[Charts and diagrams as code]
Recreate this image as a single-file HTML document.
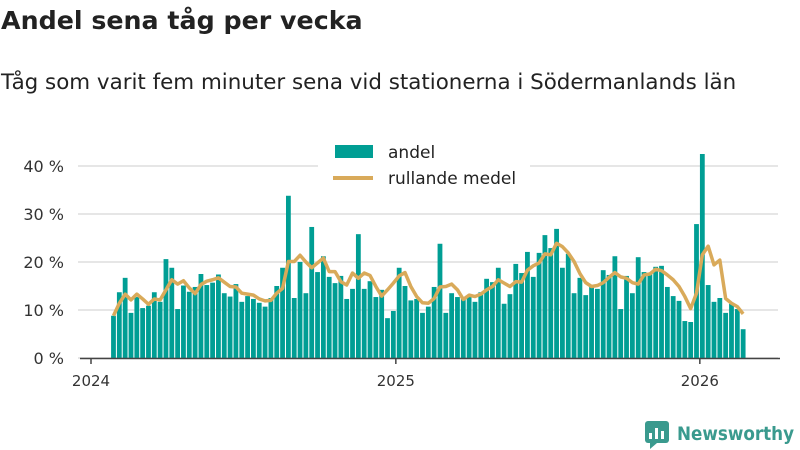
<!DOCTYPE html>
<html><head><meta charset="utf-8">
<style>
body{margin:0;width:800px;height:450px;background:#fff;font-family:"DejaVu Sans","Liberation Sans",sans-serif;overflow:hidden;position:relative}
#title{position:absolute;left:1px;top:6px;font-size:25.3px;font-weight:bold;color:#222;margin:0;white-space:nowrap}
#sub{position:absolute;left:1px;top:70px;font-size:21.4px;color:#222;white-space:nowrap}
svg{position:absolute;left:0;top:0;font-family:"DejaVu Sans","Liberation Sans",sans-serif}
</style></head><body>
<h1 id="title">Andel sena tåg per vecka</h1>
<div id="sub">Tåg som varit fem minuter sena vid stationerna i Södermanlands län</div>
<svg id="chart" width="800" height="450"></svg>
<script>
const andel=[8.8,13.7,16.7,9.4,12.7,10.4,10.9,13.7,11.7,20.6,18.8,10.2,15.1,13.8,14.8,17.5,15.2,15.7,17.4,13.5,12.8,15.4,11.7,12.9,12.3,11.5,10.7,12.5,15,18.8,33.8,12.5,20,13.5,27.3,17.9,21.2,16.9,15.6,17.1,12.3,14.4,25.8,14.4,16,12.7,14.2,8.3,9.8,18.8,15,12,12.3,9.4,10.7,14.8,23.8,9.4,13.5,12.7,12.3,12.7,11.7,13.7,16.5,15.8,18.8,11.3,13.3,19.6,17.7,22.1,16.9,21.9,25.6,22.9,26.9,18.8,21.7,13.5,16.7,13.1,14.8,14.4,18.3,17.3,21.2,10.2,17.1,13.5,21,17.9,17.5,19,19.2,14.8,12.9,11.9,7.7,7.5,27.9,42.5,15.2,11.7,12.5,9.4,11.3,10.2,6.0];
const rullande=[8.8,11.4,13.3,12.1,13.3,12.3,11.2,12.3,12.1,14.2,16.3,15.4,16.1,14.6,13.4,15.3,16,16.3,16.7,15.8,14.9,14.8,13.5,13.3,13.1,12.3,11.9,12,13.5,14.5,20.1,20.1,21.4,20,18.8,19.8,20.8,18,18,15.9,15.2,17.7,16.6,17.7,17.2,14.9,12.9,14.2,15.6,17.1,17.8,14.9,12.8,11.5,11.4,12.4,14.8,14.9,15.4,14.2,12.2,13.1,12.8,13.3,14.2,14.9,16.3,15.6,14.9,15.9,15.8,18.3,19.2,19.8,21.7,21.5,23.9,23.2,21.9,20.1,17.6,15.7,14.9,15.1,15.7,16.8,17.8,16.9,16.6,15.7,15.4,17.3,17.5,18.5,18.2,17.3,16.3,14.9,12.8,10.3,13.5,21.5,23.3,19.4,20.4,12.4,11.4,10.7,9.2];
const yTicks=[0,10,20,30,40];
const xTickLabels=["2024","2025","2026"];
const firstWeek=new Date(Date.UTC(2024,0,28));
const dates=andel.map((_,i)=>new Date(firstWeek.getTime()+i*7*864e5));
const svg=document.getElementById('chart');const NS='http://www.w3.org/2000/svg';
const x0=Date.UTC(2024,0,1),pxPerDay=304/365;
const X=d=>91+(d-x0)/864e5*pxPerDay;
const Y=v=>358-v*4.8;
function el(t,a,p){const e=document.createElementNS(NS,t);for(const k in a)e.setAttribute(k,a[k]);(p||svg).appendChild(e);return e;}
yTicks.forEach(v=>{
 const g=el('line',{x1:78,x2:778,y1:Y(v),y2:Y(v),stroke:'#ddd','stroke-width':1.5});
 
 
 const t=el('text',{x:64,y:Y(v)+6,'text-anchor':'end','font-size':16,fill:'#333'});t.textContent=v+' %';
 
 
});
andel.forEach((v,i)=>{
 const b=el('rect',{x:X(dates[i].getTime())-2.4,y:Y(v),width:4.8,height:358-Y(v),fill:'#009e94'});
 
 
});
const pl=el('polyline',{points:rullande.map((v,i)=>X(dates[i].getTime())+','+Y(v)).join(' '),fill:'none',stroke:'#d9aa5a','stroke-width':3.5,'stroke-linejoin':'round'});


const ax=el('line',{x1:80,x2:780,y1:358.5,y2:358.5,stroke:'#444','stroke-width':1.5});


xTickLabels.forEach(l=>{
 const xx=X(Date.UTC(+l,0,1));
 const tk=el('line',{x1:xx,x2:xx,y1:358,y2:364,stroke:'#444','stroke-width':1.5});
 
 
 const t=el('text',{x:xx,y:386,'text-anchor':'middle','font-size':15,fill:'#333'});t.textContent=l;
 
 
});
const lg=el('g',{});


el('rect',{x:318,y:138,width:212,height:58,fill:'#fff'},lg);
el('rect',{x:335,y:145,width:38,height:13,fill:'#009e94'},lg);
const l1=el('text',{x:388,y:158,'font-size':17,fill:'#222'},lg);l1.textContent='andel';


el('line',{x1:333,x2:373,y1:178,y2:178,stroke:'#d9aa5a','stroke-width':4},lg);
const l2=el('text',{x:388,y:184,'font-size':17,fill:'#222'},lg);l2.textContent='rullande medel';


const lo=el('g',{});


el('rect',{x:645,y:421,width:24,height:22,rx:3,fill:'#3a9a8e'},lo);
el('polygon',{points:'650,443 650,449 657,443',fill:'#3a9a8e'},lo);
el('rect',{x:649,y:433,width:3,height:6,fill:'#fff'},lo);
el('rect',{x:655,y:428,width:3,height:11,fill:'#fff'},lo);
el('rect',{x:661,y:431,width:3,height:8,fill:'#fff'},lo);
const lt=el('text',{x:677,y:440,'font-size':19,'font-weight':'bold',fill:'#3a9a8e',textLength:117,lengthAdjust:'spacingAndGlyphs'},lo);lt.textContent='Newsworthy';
</script>
</body></html>
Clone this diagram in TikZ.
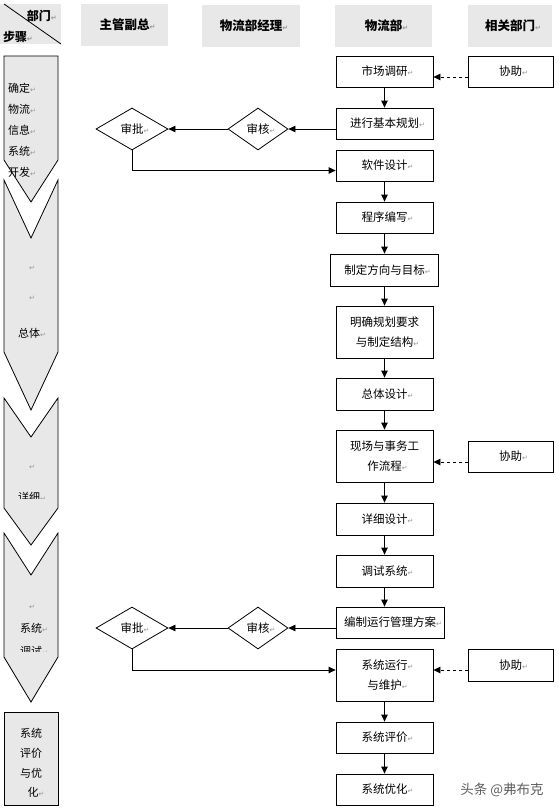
\documentclass[tikz,border=0pt]{standalone}
\usepackage{fontspec}
\setmainfont{Noto Sans CJK SC}
\newfontfamily\dejavu{DejaVu Sans}
\usetikzlibrary{arrows.meta,shapes.geometric,calc}
\definecolor{hdrgray}{RGB}{232,232,232}
\definecolor{markgray}{RGB}{150,150,150}
\definecolor{wmgray}{RGB}{95,95,95}
\newcommand\rtm{\rlap{\color{markgray}\dejavu\fontsize{7}{7}\selectfont ↵}}
\begin{document}
\begin{tikzpicture}[x=1pt,y=-1pt,
 box/.style={draw, line width=0.8pt, fill=white, minimum width=97pt, minimum height=31pt, inner sep=0pt, align=center, font=\fontsize{11.5}{20}\selectfont},
 hdr/.style={fill=hdrgray, minimum height=42pt, inner sep=0pt, font=\bfseries\fontsize{12.5}{14}\selectfont},
 dia/.style={draw, diamond, line width=0.8pt, fill=white, inner sep=0pt, minimum height=42pt, font=\fontsize{11.5}{14}\selectfont},
 arr/.style={line width=0.8pt, -{Triangle[length=7pt,width=6.5pt]}},
 darr/.style={arr, dash pattern=on 3pt off 3pt},
 chev/.style={fill=hdrgray, draw, line width=0.8pt, line join=miter},
 ctext/.style={inner sep=0pt, align=center, font=\fontsize{11}{13}\selectfont}
]
\fill[white] (0,0) rectangle (558,809);
\useasboundingbox (0,0) rectangle (558,809);

% header
\fill[hdrgray] (0,4) rectangle (61,44);
\draw[line width=0.8pt] (4,4) -- (61,44);
\node[inner sep=0pt, font=\bfseries\fontsize{12}{14}\selectfont] (hbm) at (39,16) {部门\rtm};
\node[inner sep=0pt, font=\bfseries\fontsize{12}{14}\selectfont] (hbz) at (15,37) {步骤\rtm};
\node[hdr, minimum width=87pt] (h1) at (124.5,25) {主管副总\rtm};
\node[hdr, minimum width=98pt] (h2) at (251,25.5) {物流部经理\rtm};
\node[hdr, minimum width=97pt] (h3) at (383.5,25.5) {物流部\rtm};
\node[hdr, minimum width=84pt] (h4) at (510,25.5) {相关部门\rtm};

% chevrons
\draw[chev] (4,56) -- (58,56) -- (58,160) -- (31,202) -- (4,160) -- cycle;
\draw[chev] (4,180) -- (31,238) -- (58,180) -- (58,352) -- (31,410) -- (4,352) -- cycle;
\draw[chev] (4,398) -- (31,437) -- (58,398) -- (58,508) -- (31,545) -- (4,508) -- cycle;
\draw[chev] (4,533) -- (31,575) -- (58,533) -- (58,657) -- (31,702) -- (4,657) -- cycle;
\draw[chev] (4,712) rectangle (58,805);

\node[ctext, anchor=west] (c1a) at (8,88) {确定\rtm};
\node[ctext, anchor=west] (c1b) at (8,109) {物流\rtm};
\node[ctext, anchor=west] (c1c) at (8,130) {信息\rtm};
\node[ctext, anchor=west] (c1d) at (8,151) {系统\rtm};
\node[ctext, anchor=west] (c1e) at (8,172) {开发\rtm};
\node[ctext] (c2a) at (29,268) {\rtm};
\node[ctext] (c2b) at (29,298) {\rtm};
\node[ctext] (c2c) at (29,333) {总体\rtm};
\node[ctext] (c3a) at (29,467) {\rtm};
\begin{scope}
\clip (0,440) rectangle (62,498);
\node[ctext] (c3b) at (29,497) {详细\rtm};
\end{scope}
\node[ctext] (c4a) at (29,607) {\rtm};
\node[ctext] (c4b) at (31,628) {系统\rtm};
\begin{scope}
\clip (0,640) rectangle (62,651.5);
\node[ctext] (c4c) at (31,651) {调试\rtm};
\end{scope}
\node[ctext] (c5a) at (31,733) {系统};
\node[ctext] (c5b) at (31,753) {评价};
\node[ctext] (c5c) at (31,773) {与优};
\node[ctext] (c5d) at (33,792) {化\rtm};

% flow boxes
\node[box] (b1) at (384.5,71.5) {市场调研\rtm};
\node[box] (b2) at (384.5,123.5) {进行基本规划\rtm};
\node[box] (b3) at (384.5,165.5) {软件设计\rtm};
\node[box] (b4) at (384.5,217.5) {程序编写\rtm};
\node[box, minimum width=108pt, minimum height=32pt] (b5) at (384.5,270) {制定方向与目标\rtm};
\node[box, minimum height=52pt] (b6) at (384.5,332) {明确规划要求\\与制定结构\rtm};
\node[box, minimum height=32pt] (b7) at (384.5,394) {总体设计\rtm};
\node[box, minimum height=52pt] (b8) at (384.5,456) {现场与事务工\\作流程\rtm};
\node[box, minimum height=32pt] (b9) at (384.5,519) {详细设计\rtm};
\node[box, minimum height=32pt] (b10) at (384.5,571) {调试系统\rtm};
\node[box, minimum width=108pt] (b11) at (390,622.5) {编制运行管理方案\rtm};
\node[box, minimum height=52pt] (b12) at (384.5,675) {系统运行\rtm\\与维护\rtm};
\node[box] (b13) at (384.5,737.5) {系统评价\rtm};
\node[box] (b14) at (384.5,789.5) {系统优化\rtm};

% assist boxes
\node[box, minimum width=85pt] (x1) at (510.5,71.5) {协助\rtm};
\node[box, minimum width=85pt] (x2) at (510.5,456.5) {协助\rtm};
\node[box, minimum width=85pt, minimum height=32pt] (x3) at (510.5,665) {协助\rtm};

% diamonds
\node[dia, minimum width=60pt] (sh1) at (258,129) {审核\rtm};
\node[dia, minimum width=72pt] (sp1) at (132,129) {审批\rtm};
\node[dia, minimum width=60pt] (sh2) at (258,628) {审核\rtm};
\node[dia, minimum width=72pt] (sp2) at (132,628) {审批\rtm};

% vertical arrows
\foreach \a/\b in {b1/b2,b3/b4,b4/b5,b5/b6,b6/b7,b7/b8,b8/b9,b9/b10,b12/b13,b13/b14}
  \draw[arr] (\a.south) -- (\b.north);
\draw[arr] (b10.south) -- (b10.south |- b11.north);

% review loops
\coordinate (k1) at ($(b2.west)+(0,5.5)$);
\draw[arr] (k1) -- (sh1.east);
\draw[arr] (sh1.west) -- (sp1.east);
\coordinate (k2) at ($(b3.west)+(0,5)$);
\draw[arr] (sp1.south) |- (k2);
\coordinate (k3) at ($(b11.west)+(0,5.5)$);
\draw[arr] (k3) -- (sh2.east);
\draw[arr] (sh2.west) -- (sp2.east);
\coordinate (k4) at ($(b12.west)+(0,-5)$);
\draw[arr] (sp2.south) |- (k4);

% dashed assist arrows
\coordinate (d1) at ($(x1.west)+(0,5.5)$);
\draw[darr] (d1) -- (d1 -| b1.east);
\coordinate (d2) at ($(x2.west)+(0,5.5)$);
\draw[darr] (d2) -- (d2 -| b8.east);
\coordinate (d3) at ($(x3.west)+(0,5)$);
\draw[darr] (d3) -- (d3 -| b12.east);

% watermark
\node[inner sep=0pt, text=wmgray, font=\fontsize{13.5}{15}\selectfont] (wm) at (502,790) {头条 @弗布克};
\end{tikzpicture}
\end{document}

Your goal:
Search the data above for the word "this", then gather each line in which it appears.

Answer in full:
Recreate this image as a single-file HTML document.
Clone this diagram in TikZ.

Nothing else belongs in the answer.